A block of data
╭──

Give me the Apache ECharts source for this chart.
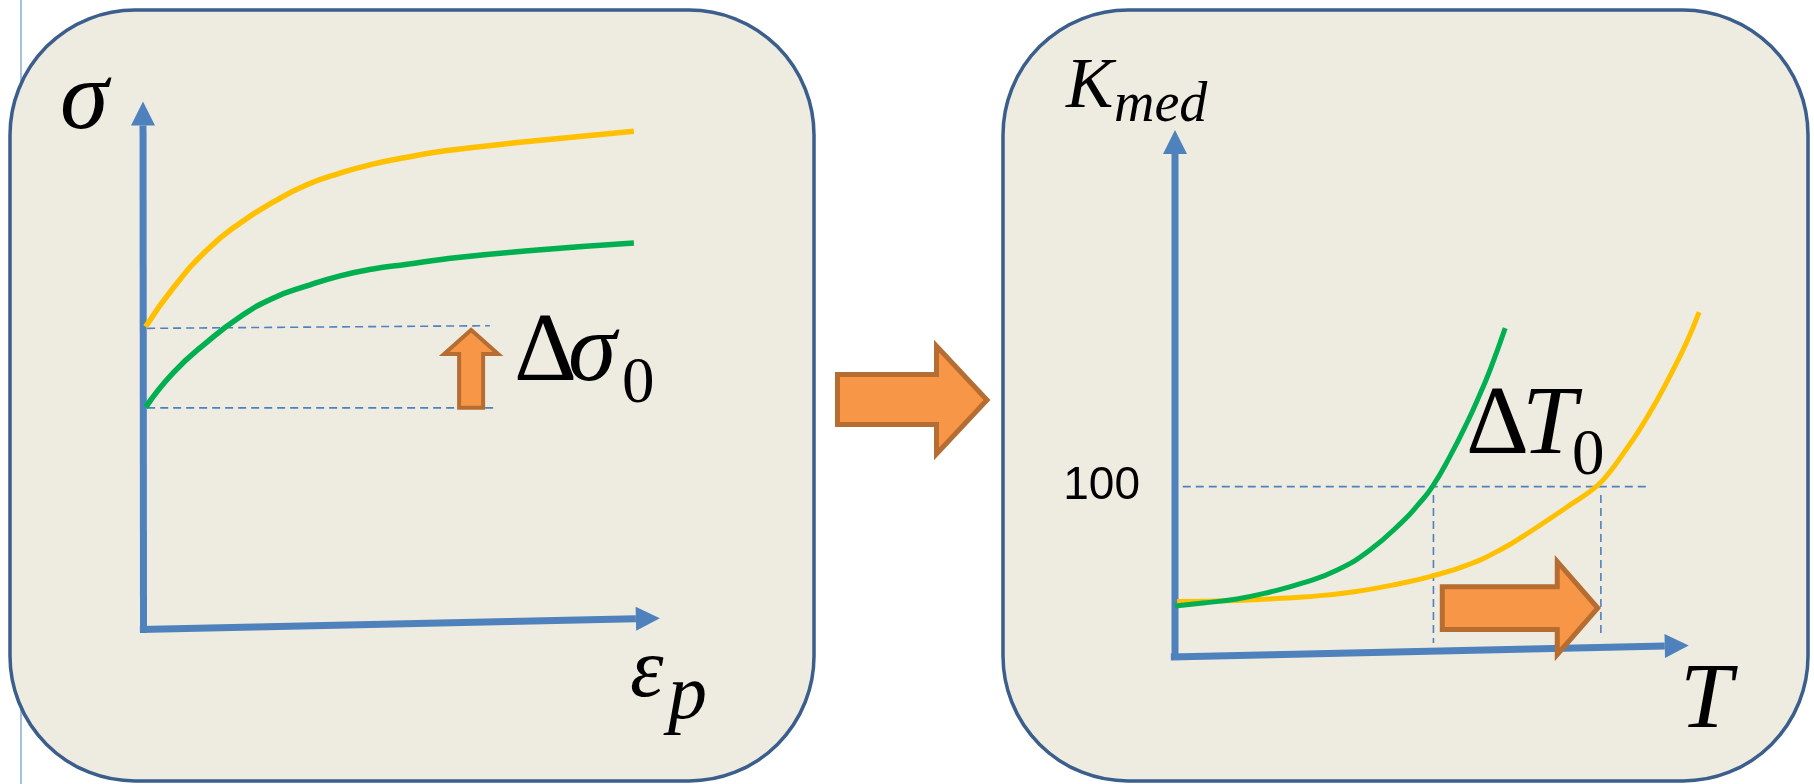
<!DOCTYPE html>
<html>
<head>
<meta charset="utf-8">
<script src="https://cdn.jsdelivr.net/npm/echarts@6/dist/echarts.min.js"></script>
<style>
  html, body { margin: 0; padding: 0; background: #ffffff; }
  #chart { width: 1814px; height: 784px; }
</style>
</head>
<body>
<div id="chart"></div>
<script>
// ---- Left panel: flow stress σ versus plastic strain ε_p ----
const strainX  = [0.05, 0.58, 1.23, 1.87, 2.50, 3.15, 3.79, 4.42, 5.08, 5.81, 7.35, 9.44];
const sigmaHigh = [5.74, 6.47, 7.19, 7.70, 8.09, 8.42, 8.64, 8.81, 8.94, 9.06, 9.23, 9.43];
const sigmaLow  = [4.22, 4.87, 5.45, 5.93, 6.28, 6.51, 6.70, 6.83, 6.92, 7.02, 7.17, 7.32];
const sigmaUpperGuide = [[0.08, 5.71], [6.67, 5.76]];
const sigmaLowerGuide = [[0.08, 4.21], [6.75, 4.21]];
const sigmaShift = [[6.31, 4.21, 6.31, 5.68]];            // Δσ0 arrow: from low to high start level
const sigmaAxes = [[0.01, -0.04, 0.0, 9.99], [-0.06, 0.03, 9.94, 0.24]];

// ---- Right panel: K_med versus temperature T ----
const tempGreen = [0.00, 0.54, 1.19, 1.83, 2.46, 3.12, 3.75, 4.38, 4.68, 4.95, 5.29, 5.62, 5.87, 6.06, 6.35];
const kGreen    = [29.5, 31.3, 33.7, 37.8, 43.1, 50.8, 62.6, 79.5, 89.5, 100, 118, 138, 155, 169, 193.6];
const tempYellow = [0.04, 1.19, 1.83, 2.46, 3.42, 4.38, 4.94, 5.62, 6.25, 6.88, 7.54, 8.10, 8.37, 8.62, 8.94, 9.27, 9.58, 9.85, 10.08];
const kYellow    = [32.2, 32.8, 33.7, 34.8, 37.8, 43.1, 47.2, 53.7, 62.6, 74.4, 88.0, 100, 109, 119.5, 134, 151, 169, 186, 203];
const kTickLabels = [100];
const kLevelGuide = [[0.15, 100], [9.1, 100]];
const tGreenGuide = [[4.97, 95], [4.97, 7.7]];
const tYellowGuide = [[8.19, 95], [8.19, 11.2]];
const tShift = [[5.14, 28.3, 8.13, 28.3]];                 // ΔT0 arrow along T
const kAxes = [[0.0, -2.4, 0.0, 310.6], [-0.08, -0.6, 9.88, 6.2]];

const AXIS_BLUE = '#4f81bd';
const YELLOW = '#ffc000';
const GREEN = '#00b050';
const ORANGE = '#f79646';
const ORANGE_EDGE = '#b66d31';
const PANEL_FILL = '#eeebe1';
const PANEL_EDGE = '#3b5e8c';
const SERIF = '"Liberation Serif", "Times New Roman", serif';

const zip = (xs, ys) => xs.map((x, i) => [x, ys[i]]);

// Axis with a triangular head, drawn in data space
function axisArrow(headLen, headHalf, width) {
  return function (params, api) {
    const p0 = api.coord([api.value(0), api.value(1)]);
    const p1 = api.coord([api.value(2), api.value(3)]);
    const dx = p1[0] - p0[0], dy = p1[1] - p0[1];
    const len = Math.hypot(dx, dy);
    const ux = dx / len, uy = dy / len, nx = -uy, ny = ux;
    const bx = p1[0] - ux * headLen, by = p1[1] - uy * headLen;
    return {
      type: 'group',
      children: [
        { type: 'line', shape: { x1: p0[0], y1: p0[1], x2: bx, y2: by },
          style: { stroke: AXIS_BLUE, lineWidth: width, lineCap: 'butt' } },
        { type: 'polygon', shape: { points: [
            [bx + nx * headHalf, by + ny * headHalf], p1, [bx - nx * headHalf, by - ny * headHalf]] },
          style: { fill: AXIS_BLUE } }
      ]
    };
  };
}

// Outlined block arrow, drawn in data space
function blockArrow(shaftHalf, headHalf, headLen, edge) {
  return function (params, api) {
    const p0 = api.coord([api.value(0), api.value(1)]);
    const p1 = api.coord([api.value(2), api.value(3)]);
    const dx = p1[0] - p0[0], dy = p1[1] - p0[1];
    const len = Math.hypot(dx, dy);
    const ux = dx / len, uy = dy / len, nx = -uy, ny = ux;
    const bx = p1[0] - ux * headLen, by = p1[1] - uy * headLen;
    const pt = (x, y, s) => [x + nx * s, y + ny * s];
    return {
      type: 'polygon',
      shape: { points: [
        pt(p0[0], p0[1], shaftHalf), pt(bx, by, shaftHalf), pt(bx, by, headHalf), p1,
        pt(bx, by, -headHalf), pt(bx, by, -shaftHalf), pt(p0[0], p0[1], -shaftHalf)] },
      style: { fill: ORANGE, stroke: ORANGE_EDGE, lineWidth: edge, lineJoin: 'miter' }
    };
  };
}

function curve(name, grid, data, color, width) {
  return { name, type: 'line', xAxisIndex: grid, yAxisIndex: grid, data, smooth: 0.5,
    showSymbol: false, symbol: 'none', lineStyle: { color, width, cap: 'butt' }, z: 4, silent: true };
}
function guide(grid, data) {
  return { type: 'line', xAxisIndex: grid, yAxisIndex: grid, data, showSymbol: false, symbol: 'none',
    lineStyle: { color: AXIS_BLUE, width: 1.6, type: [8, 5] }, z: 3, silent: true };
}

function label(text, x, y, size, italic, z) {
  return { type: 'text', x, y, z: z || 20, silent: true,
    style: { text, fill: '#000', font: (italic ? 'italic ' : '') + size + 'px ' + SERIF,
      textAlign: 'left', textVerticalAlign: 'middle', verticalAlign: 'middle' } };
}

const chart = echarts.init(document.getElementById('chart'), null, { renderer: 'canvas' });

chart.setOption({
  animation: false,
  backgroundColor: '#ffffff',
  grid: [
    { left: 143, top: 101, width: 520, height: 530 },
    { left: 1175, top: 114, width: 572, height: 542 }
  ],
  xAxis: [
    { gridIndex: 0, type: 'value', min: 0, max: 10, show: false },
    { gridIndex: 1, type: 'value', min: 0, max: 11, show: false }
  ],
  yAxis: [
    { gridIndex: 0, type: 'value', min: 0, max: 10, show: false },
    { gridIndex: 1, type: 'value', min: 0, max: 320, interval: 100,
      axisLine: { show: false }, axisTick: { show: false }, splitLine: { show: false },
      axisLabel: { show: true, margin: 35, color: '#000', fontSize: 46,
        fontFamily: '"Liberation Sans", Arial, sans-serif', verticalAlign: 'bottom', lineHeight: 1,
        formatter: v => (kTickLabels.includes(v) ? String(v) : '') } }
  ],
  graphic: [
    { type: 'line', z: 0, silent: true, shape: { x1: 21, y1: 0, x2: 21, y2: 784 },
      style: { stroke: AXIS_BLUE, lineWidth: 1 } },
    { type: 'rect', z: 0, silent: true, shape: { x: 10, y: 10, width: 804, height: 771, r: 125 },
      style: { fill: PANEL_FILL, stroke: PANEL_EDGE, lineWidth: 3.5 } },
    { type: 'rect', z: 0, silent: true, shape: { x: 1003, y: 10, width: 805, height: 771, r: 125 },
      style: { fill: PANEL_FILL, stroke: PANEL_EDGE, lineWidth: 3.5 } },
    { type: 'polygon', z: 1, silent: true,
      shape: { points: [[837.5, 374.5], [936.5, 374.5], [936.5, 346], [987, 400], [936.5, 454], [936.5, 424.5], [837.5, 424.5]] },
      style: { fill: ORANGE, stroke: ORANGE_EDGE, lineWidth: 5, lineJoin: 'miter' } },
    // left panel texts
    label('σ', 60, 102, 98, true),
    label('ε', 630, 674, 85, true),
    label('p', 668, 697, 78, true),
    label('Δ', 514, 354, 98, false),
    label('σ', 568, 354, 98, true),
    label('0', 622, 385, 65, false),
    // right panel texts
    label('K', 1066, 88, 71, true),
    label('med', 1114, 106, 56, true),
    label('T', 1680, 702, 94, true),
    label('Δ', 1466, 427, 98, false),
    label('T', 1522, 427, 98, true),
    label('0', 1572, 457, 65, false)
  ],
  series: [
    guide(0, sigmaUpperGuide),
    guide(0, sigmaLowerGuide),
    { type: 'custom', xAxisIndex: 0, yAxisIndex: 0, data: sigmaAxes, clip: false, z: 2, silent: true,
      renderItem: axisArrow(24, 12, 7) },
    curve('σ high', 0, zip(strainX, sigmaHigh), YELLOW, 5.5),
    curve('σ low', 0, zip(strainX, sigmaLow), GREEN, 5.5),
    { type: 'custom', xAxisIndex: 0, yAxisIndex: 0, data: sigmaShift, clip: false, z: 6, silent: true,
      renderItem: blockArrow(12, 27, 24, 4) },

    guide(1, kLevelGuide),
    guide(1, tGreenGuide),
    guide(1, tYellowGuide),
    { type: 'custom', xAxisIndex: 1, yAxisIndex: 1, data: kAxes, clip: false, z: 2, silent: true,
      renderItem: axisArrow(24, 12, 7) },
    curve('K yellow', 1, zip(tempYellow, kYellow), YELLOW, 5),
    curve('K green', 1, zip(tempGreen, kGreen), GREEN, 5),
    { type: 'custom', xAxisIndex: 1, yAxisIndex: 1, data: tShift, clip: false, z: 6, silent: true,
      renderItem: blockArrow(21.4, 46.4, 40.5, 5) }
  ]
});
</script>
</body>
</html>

╰──
╭──

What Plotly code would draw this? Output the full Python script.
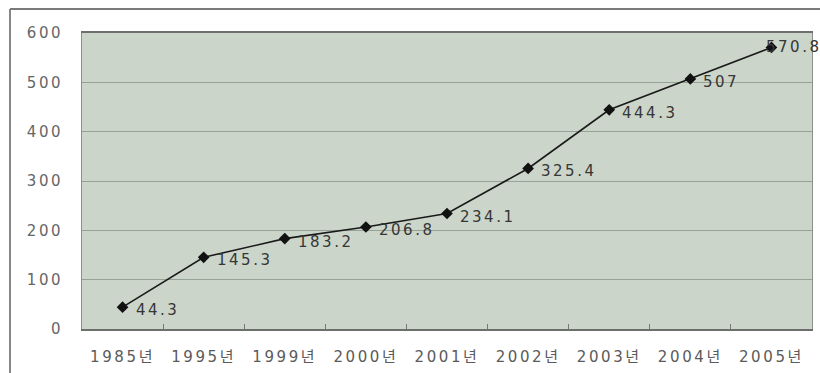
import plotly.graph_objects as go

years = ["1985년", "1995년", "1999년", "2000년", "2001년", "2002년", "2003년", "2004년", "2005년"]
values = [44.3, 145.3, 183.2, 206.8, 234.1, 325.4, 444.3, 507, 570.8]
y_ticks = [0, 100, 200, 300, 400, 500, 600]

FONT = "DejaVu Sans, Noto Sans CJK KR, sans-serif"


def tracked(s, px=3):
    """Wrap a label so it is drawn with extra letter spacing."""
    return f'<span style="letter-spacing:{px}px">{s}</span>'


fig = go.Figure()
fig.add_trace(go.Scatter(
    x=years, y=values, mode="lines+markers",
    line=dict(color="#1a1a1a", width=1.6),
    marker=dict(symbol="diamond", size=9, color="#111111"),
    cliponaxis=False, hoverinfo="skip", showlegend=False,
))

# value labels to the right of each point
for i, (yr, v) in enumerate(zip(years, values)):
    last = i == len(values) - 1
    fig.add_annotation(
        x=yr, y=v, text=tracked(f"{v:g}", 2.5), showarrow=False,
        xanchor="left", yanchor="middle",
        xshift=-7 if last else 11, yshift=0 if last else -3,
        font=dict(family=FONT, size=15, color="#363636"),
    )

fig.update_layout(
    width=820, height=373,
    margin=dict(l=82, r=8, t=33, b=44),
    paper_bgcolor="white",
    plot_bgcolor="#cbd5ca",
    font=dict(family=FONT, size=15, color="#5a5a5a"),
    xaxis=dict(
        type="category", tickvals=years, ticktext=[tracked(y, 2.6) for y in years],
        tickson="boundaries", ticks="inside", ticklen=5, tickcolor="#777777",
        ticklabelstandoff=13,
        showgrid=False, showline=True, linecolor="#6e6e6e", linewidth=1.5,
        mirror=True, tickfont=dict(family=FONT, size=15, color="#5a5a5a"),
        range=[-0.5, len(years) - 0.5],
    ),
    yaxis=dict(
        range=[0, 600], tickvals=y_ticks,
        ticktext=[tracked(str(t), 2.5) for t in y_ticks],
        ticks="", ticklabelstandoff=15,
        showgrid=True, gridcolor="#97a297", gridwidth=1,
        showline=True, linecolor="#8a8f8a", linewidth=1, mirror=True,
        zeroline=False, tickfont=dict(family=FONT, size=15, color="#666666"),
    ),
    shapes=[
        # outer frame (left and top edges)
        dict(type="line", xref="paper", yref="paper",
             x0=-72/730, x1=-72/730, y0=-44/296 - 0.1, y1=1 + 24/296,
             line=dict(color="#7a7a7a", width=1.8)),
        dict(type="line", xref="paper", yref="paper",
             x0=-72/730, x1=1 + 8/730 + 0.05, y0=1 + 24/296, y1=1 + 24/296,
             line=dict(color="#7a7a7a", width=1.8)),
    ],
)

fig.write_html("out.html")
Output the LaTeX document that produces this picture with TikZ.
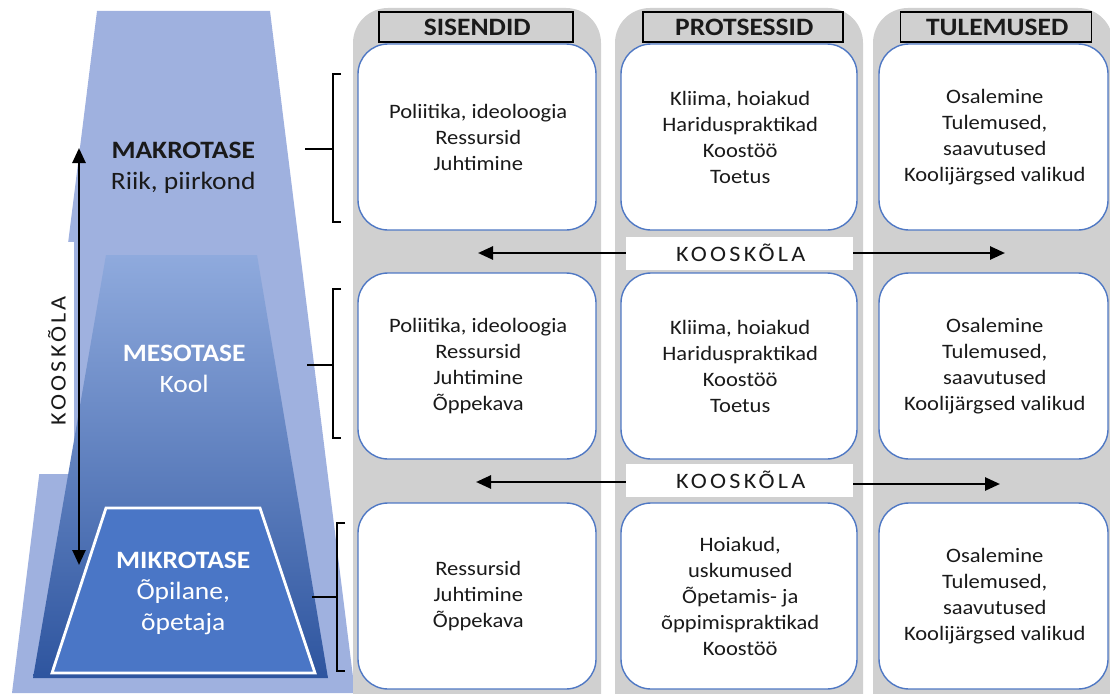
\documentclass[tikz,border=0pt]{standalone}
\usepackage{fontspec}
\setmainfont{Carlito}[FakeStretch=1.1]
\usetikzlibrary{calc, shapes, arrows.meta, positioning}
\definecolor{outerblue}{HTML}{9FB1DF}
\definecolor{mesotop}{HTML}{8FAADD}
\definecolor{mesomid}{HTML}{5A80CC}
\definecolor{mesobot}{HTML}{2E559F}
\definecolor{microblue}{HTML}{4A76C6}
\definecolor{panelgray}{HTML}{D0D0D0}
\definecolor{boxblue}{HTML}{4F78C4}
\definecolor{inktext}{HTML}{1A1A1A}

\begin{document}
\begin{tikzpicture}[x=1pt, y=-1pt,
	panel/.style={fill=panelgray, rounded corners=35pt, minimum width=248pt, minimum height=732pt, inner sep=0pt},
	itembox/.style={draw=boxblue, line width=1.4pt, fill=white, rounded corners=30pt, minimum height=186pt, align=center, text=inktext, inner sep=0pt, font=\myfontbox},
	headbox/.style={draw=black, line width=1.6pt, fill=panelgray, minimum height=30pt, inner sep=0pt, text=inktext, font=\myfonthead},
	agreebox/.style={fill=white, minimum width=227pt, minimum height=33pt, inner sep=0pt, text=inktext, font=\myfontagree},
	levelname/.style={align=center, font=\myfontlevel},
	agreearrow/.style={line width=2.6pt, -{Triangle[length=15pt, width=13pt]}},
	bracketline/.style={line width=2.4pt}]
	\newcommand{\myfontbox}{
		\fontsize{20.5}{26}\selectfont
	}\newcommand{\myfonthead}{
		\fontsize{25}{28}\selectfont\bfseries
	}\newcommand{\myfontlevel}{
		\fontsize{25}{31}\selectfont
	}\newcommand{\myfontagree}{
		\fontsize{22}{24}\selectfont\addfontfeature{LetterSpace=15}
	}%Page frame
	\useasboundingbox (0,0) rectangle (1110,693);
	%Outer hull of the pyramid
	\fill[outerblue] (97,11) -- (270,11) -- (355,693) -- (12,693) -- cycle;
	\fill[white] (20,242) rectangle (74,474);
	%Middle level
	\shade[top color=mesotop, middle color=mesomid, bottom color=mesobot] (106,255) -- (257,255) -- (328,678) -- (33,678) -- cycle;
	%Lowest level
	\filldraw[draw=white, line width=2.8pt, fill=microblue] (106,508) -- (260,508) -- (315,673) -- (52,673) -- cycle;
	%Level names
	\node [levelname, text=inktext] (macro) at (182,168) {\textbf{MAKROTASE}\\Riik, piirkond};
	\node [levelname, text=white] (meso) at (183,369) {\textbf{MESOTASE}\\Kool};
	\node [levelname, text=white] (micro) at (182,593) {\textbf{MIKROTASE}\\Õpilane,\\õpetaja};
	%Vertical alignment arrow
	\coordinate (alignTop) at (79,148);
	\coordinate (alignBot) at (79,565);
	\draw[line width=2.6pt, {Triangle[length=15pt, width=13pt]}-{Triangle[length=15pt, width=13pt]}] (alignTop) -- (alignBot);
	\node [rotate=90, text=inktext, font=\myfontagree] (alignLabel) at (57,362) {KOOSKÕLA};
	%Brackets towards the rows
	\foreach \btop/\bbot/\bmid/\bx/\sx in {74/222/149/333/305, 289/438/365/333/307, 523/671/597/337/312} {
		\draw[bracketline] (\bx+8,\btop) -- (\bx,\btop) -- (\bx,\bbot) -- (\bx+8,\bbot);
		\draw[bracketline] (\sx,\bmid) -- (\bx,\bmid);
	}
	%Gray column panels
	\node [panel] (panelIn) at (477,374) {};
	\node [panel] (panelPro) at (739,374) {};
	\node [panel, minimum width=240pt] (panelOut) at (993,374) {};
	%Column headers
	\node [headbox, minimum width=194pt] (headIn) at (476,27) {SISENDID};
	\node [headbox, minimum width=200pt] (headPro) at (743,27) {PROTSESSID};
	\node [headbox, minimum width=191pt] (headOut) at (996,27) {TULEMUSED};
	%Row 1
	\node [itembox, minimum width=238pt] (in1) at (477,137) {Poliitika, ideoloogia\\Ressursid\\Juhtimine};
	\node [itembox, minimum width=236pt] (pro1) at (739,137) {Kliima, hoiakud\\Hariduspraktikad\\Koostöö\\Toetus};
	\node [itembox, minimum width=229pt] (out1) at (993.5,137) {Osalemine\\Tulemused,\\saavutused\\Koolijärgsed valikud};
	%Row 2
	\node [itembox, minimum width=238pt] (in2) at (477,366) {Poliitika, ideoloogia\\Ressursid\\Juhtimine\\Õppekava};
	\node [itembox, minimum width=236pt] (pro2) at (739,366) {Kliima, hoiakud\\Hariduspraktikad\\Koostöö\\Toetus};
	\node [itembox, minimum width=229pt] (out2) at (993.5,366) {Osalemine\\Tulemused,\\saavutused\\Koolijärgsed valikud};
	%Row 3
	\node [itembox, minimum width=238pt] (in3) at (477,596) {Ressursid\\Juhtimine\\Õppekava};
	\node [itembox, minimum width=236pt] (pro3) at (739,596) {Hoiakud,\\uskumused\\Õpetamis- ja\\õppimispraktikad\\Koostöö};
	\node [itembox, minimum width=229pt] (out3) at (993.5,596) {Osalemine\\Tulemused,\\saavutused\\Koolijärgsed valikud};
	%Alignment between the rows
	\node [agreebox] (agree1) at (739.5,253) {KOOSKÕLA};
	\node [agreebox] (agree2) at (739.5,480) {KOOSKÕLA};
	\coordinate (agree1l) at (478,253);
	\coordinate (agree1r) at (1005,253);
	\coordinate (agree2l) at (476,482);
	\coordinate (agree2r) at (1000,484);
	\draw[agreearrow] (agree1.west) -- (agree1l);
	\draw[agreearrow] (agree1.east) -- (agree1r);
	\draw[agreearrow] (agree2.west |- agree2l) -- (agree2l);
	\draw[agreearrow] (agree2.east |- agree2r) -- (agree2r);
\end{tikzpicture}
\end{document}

╰──

* [WHAT YOU WILL DO]: Above are the records. Copy only the lines from the one with "Give me the" through the one with "0.03, 9.94, 0.24]];", exactly, with no pictures.

* [EXERCISE OUTPUT]:
Give me the Apache ECharts source for this chart.
<!DOCTYPE html>
<html>
<head>
<meta charset="utf-8">
<script src="https://cdn.jsdelivr.net/npm/echarts@6/dist/echarts.min.js"></script>
<style>
  html, body { margin: 0; padding: 0; background: #ffffff; }
  #chart { width: 1814px; height: 784px; }
</style>
</head>
<body>
<div id="chart"></div>
<script>
// ---- Left panel: flow stress σ versus plastic strain ε_p ----
const strainX  = [0.05, 0.58, 1.23, 1.87, 2.50, 3.15, 3.79, 4.42, 5.08, 5.81, 7.35, 9.44];
const sigmaHigh = [5.74, 6.47, 7.19, 7.70, 8.09, 8.42, 8.64, 8.81, 8.94, 9.06, 9.23, 9.43];
const sigmaLow  = [4.22, 4.87, 5.45, 5.93, 6.28, 6.51, 6.70, 6.83, 6.92, 7.02, 7.17, 7.32];
const sigmaUpperGuide = [[0.08, 5.71], [6.67, 5.76]];
const sigmaLowerGuide = [[0.08, 4.21], [6.75, 4.21]];
const sigmaShift = [[6.31, 4.21, 6.31, 5.68]];            // Δσ0 arrow: from low to high start level
const sigmaAxes = [[0.01, -0.04, 0.0, 9.99], [-0.06, 0.03, 9.94, 0.24]];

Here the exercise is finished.